*WHAT TO DO*. Find the lines holding "chart" and copy them.
/---
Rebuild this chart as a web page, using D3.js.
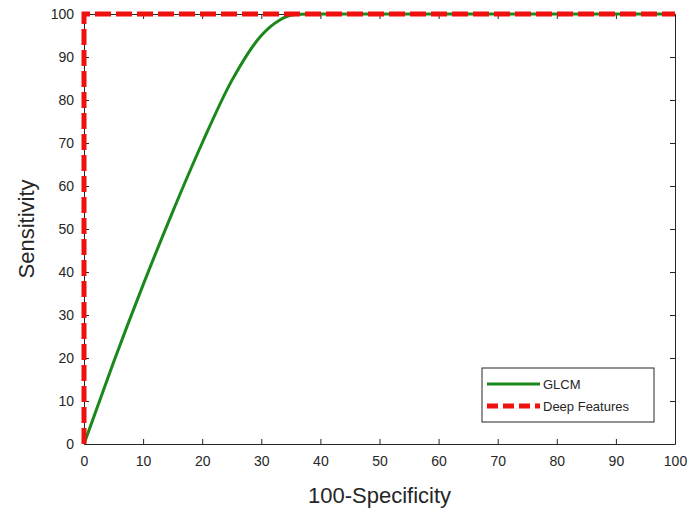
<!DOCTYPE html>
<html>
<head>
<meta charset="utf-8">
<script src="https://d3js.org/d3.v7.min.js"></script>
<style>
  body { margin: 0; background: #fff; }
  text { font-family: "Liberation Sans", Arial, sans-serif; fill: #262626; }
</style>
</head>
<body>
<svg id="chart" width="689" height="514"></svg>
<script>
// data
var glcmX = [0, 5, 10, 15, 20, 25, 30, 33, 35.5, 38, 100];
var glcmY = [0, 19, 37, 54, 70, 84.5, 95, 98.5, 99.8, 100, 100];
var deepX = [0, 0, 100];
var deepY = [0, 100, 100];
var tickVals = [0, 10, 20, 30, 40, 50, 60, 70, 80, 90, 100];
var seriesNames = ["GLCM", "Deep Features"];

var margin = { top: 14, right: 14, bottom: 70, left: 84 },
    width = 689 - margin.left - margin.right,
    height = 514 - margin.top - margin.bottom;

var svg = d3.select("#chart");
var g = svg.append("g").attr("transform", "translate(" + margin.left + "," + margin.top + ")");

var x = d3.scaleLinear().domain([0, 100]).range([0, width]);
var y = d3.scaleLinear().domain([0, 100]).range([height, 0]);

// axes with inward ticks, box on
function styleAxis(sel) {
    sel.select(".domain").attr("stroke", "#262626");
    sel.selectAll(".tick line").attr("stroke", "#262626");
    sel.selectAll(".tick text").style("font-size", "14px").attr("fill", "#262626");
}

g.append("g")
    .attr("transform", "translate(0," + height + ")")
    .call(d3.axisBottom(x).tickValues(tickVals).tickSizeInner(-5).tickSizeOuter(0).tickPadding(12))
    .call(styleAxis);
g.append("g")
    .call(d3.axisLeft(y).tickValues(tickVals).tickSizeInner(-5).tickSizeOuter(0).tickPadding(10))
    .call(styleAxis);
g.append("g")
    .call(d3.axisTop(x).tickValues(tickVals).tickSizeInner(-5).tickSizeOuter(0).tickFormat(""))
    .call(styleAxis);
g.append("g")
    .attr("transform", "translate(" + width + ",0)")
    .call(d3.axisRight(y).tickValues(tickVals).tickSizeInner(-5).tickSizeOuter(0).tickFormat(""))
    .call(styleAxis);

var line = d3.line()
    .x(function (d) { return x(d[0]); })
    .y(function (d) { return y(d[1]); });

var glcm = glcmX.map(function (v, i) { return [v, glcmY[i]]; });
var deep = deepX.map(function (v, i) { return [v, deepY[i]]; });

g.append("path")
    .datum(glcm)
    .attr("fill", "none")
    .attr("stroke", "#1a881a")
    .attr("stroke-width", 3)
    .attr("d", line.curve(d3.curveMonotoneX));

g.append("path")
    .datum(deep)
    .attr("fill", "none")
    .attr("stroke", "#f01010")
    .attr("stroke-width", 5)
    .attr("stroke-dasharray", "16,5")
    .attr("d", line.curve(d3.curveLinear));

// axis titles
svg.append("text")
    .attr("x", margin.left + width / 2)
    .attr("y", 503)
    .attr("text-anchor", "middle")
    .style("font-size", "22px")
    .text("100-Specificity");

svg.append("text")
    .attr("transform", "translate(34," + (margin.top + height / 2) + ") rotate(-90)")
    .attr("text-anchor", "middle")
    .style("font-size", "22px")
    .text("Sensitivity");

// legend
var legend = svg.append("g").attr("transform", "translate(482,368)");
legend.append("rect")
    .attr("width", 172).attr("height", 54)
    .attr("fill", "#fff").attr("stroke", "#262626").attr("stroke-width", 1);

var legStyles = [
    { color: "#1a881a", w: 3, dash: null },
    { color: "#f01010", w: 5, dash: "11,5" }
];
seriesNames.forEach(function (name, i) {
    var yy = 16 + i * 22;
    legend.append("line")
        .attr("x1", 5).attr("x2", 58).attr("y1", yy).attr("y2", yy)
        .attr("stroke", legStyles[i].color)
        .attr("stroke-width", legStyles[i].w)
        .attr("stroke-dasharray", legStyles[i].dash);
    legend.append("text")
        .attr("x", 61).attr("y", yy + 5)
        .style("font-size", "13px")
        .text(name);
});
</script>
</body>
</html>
\---
*RESULT OF THE TASK*.
Rebuild this chart as a web page, using D3.js.
<svg id="chart" width="689" height="514"></svg>
var svg = d3.select("#chart");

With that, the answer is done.